XV Edición

Curso 2018 - 2019    

Alejandro Quintana

La vitalidad del tiempo

Camino Yanguas, 17 años

Colegio Grazalema (El Puerto de Santamaría) 

Es curioso que algo tan concreto y mensurable como el tiempo sea, a la vez, tan relativo. Una hora son sesenta minutos; un minuto, sesenta segundos y, sin embargo, no es lo mismo pasar un minuto debajo del agua sin respirar que una hora con nuestros amigos. El primero se nos hace eterno, mientras la segunda transcurre rauda y veloz.

Nos movemos en el tiempo, nuestra vida entera se determina con su paso sin que sepamos bien qué es, de dónde viene o desde cuándo esta aquí. San Agustin así lo decía:

¿Qué es, pues, el tiempo? Si nadie me lo pregunta, lo sé; pero si quiero explicárselo al que me lo pregunta, no lo sé. Lo que sí digo sin vacilación es que sé que si nada pasase no habría tiempo pasado; y si nada sucediese, no habría tiempo futuro; y si nada existiese, no habría tiempo presente. Pero aquellos dos tiempos, pretérito y futuro, ¿cómo pueden ser si el pretérito ya no es y el futuro todavía no es? Y en cuanto al presente, si fuese siempre presente y no pasase a ser pretérito, ya no sería tiempo, sino eternidad.

El tiempo es el maestro de la vida. Nos enseña múltiples lecciones y nos convierte en expertos vitales. Es un concepto poderoso que puede brindar los más memorables recuerdos y también producir sensación de angustia y desconsuelo, tal y como vemos reflejado en los poemas de casi todos los autores líricos.
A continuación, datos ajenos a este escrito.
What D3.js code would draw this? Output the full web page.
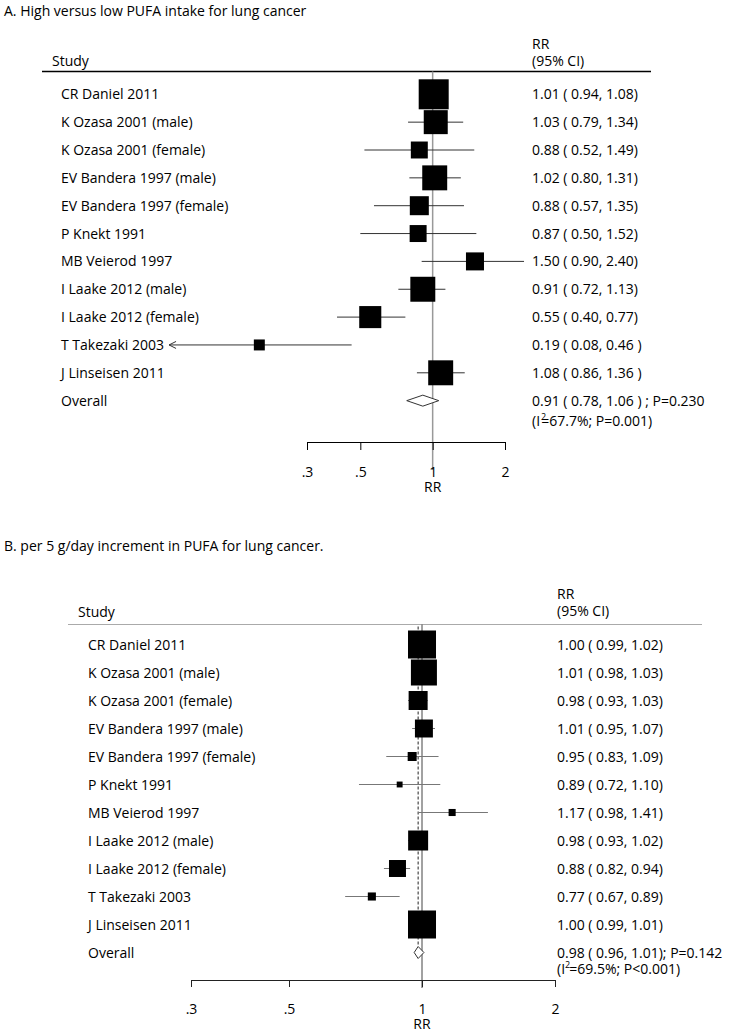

Somos breves residentes en este mundo imperfecto. Por eso no hemos de tenerle miedo a los años sino a la vida no vivida, a los años huecos de emociones, de logros y, por qué no, también de fracasos. Es una paradoja que con las veinticuatro horas que tiene el día, con sus mil cuatrocientos cuarenta minutos, siempre nos falte tiempo. Tiempo para pensar, para amar, para soñar. Por tanto, riámonos, enfadémonos y volvámonos a desenfadar, sin miedo al reloj. Es hora de vivir.